4 October 2003

Blix warns inspectors on dangers of spin

Hans Blix warned the US-led experts hunting for weapons of mass destruction in Iraq yesterday to beware the dangers of 'spin' when presenting their findings to their political masters anxious to justify the invasion of Iraq.

'We don't want another epidemic of spin,' the former chief UN weapons inspector told The Independent, as President George Bush seized on the interim report to justify his decision to go to war.

David Kay, the American- appointed head of the search teams, said in his interim report that in the first three months of his work no weapons of mass destruction were found in Iraq, undermining a plank in the pro-war case.

Mr Bush said: 'The report states that Saddam Hussein's regime had a clandestine network of biological laboratories, a live strain of deadly agent botulinum, sophisticated concealment efforts, and advanced design work on prohibited longer range missiles.'

But Mr Blix pointed out that none of this constituted the 'serious and current threat' used by the British Government to justify war. Although Mr Blix did not accuse Tony Blair of lying, he said the Government 'should have exercised more critical judgment'.

He said: 'There was not a serious or imminent threat. They could have carried on with the policy of containment.'



This gets sillier and sillier by the hour. The war party has lived off the missing WMDs for months. Now that they have found none they've revived the ancient furphy that the weapons were moved to another country.

Now a cynic might think that holding a succession of 9-month inspections in a succession of invaded Middle Eastern countries is a tad excessive. Before we launch that expensive and time-consuming exercise, let's ask a simpler question.
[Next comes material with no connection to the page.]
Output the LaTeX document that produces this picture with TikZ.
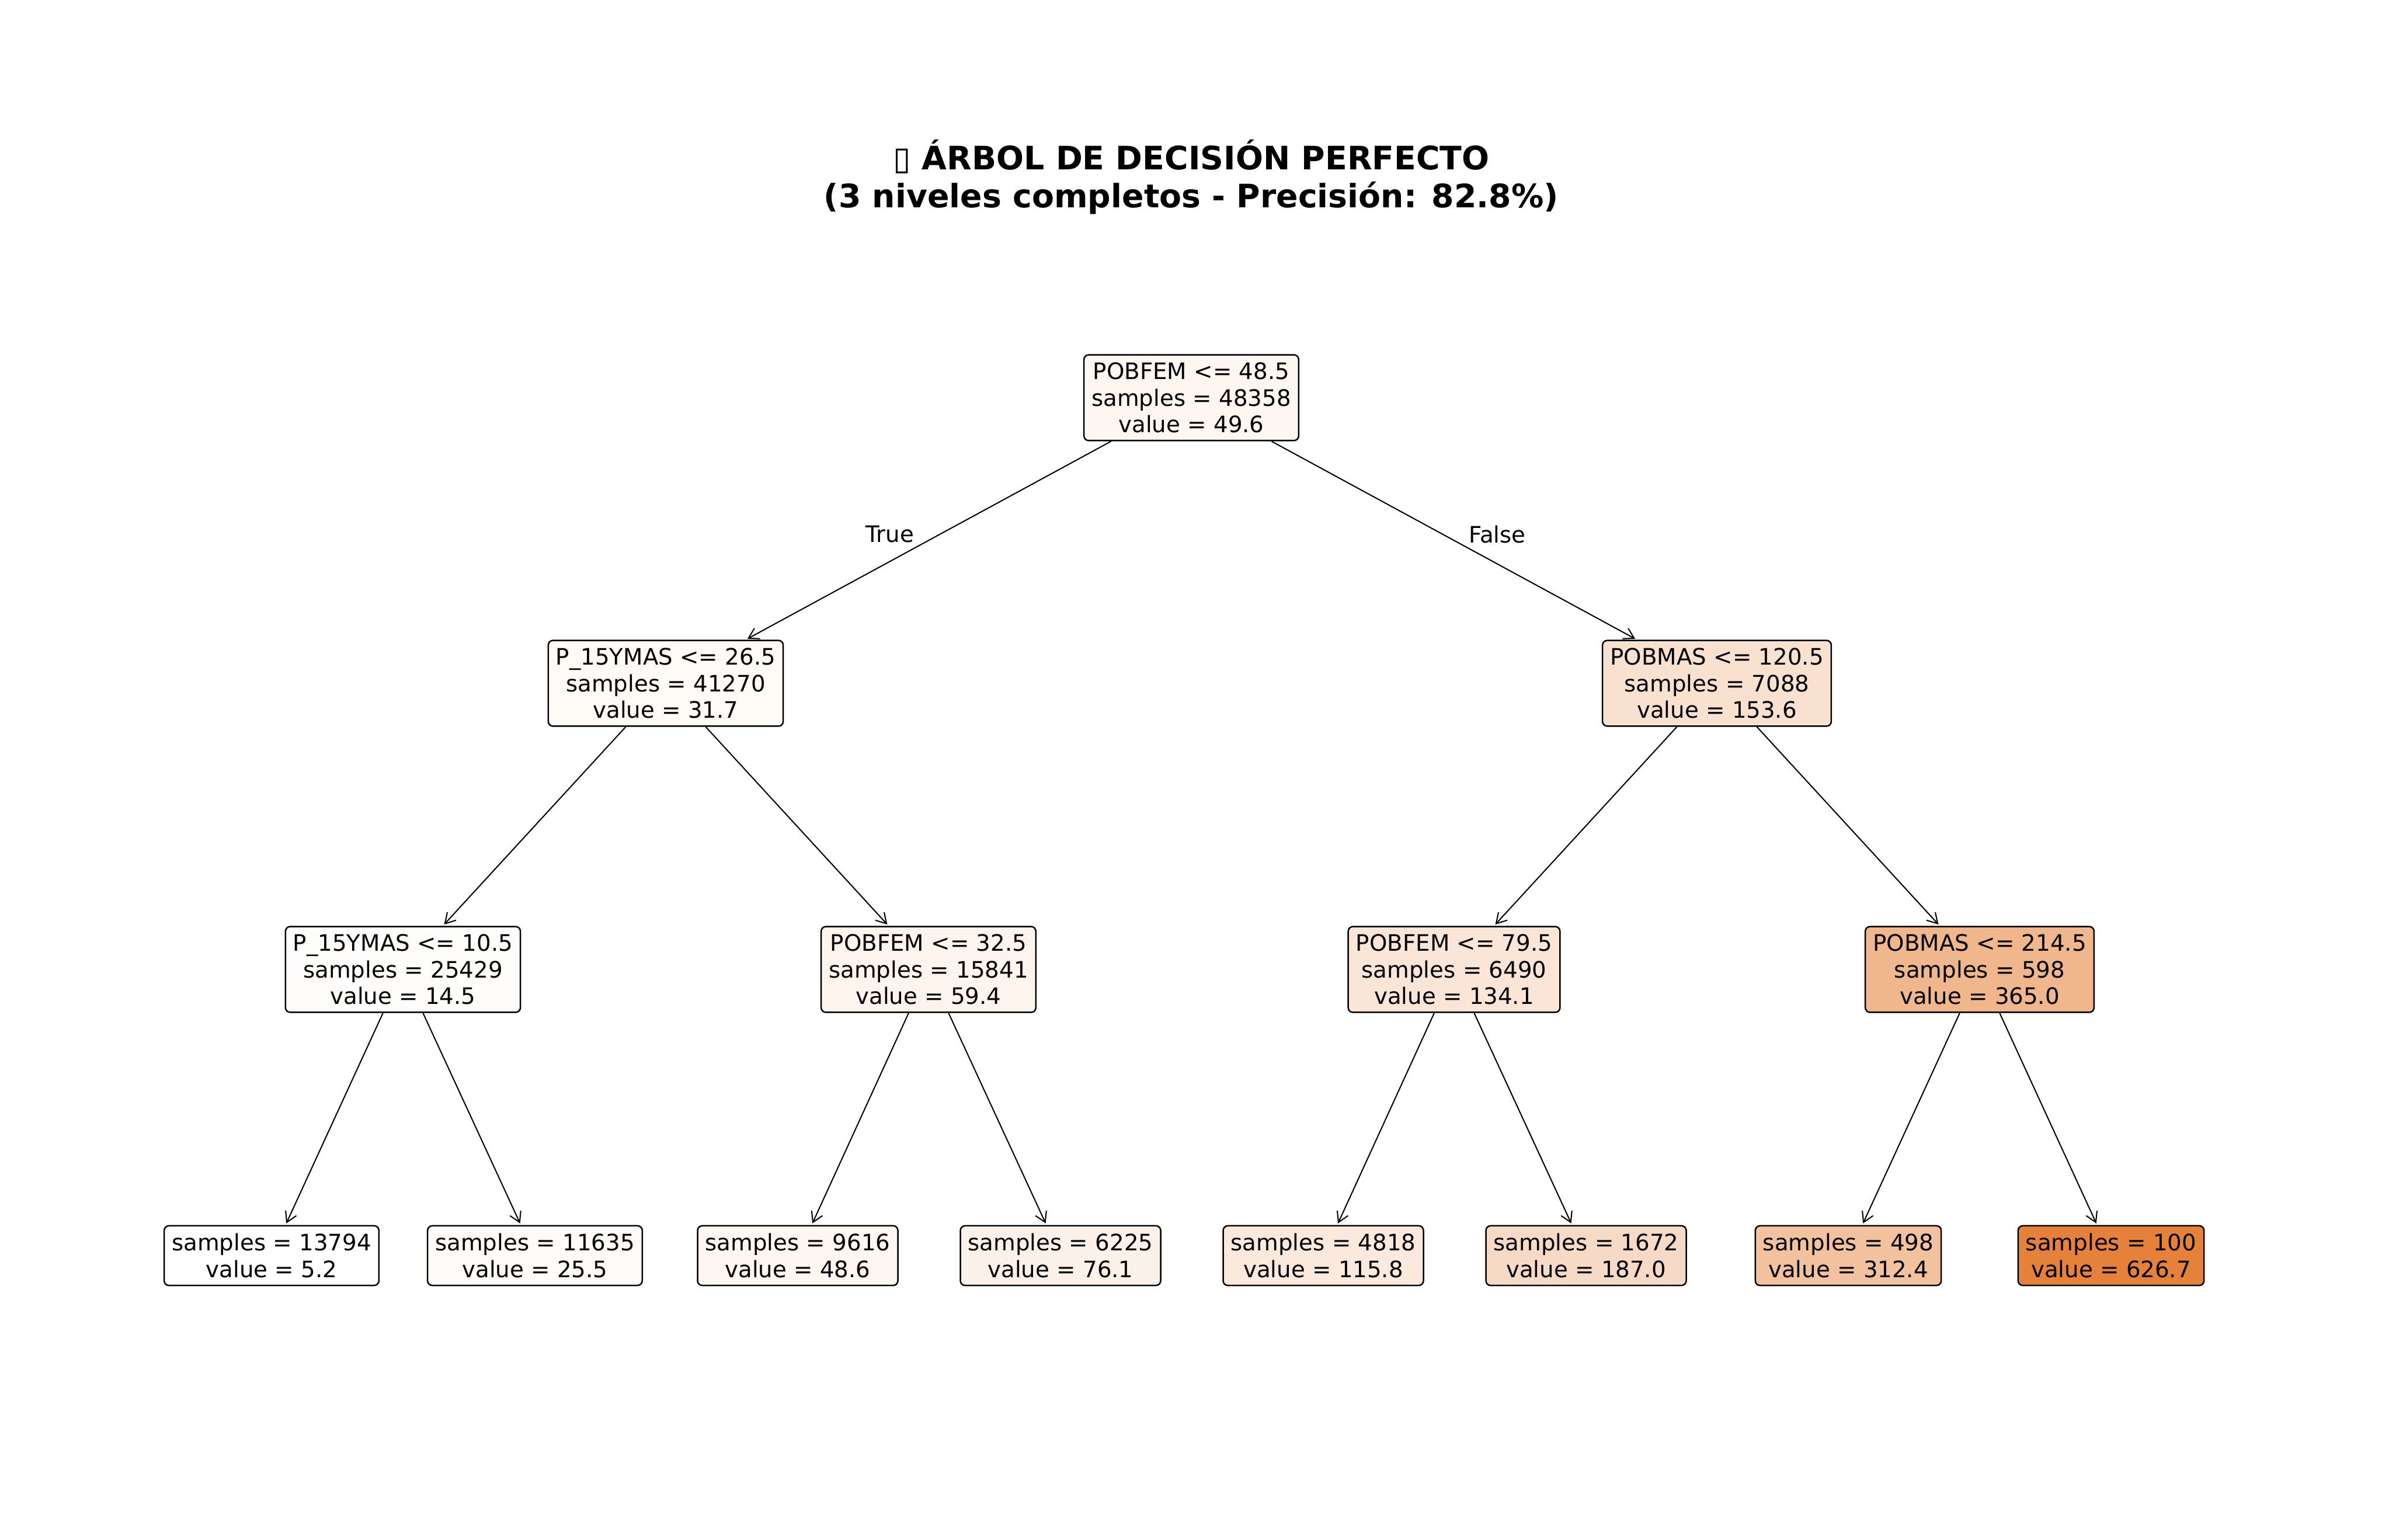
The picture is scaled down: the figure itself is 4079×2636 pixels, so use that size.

Are there any claims by the war party which can be tested against known and existing facts? If there are such issues do they tend to show the war party as truthful or untruthful?

Did Iraq seek uranium from Niger or did it not? Did Rumsfeld claim to know the location of WMDs 'around Tikrit and Baghdad' or did he not? Was the 45-minute claim sexed up or was it not? Did Bush claim the trailers of mass destruction were WMDs or did he not?

But we can test further. We can ask if any single factual error, out of the legion of factual errors, tended to weaken the case for war?

The answers are easy. No contested factual claim by the war party has proved accurate. No disproved claim has ever tended to weaken the case for war. These guys are spinning so fast the planet will start falling apart if they're not stopped soon.

Oh, and by the way, botulinium occurs naturally in almost all soil. As Kay himself says, according to the The Age:

Kay, in a briefing later with reporters, said the Iraqi scientist who had the vial had been given it for safekeeping at his home by another, senior scientist, in 1993. He initially had other samples, most of which he quickly returned.

"He was storing them in his refrigerator," Kay said. "He had small children."

Although tests showed that the one vial of bacteria that the scientist kept was still viable, Kay offered no evidence it had been used in a weapons program during the last decade.



Bush has advisers on science issues. If he'd asked they could have told him about the lethality of the stuff. Even today, within 24 hours of his WMD sham being exposed, he's manufacturing more half-truths out of whole lies to try and make the whole shambling story live another day.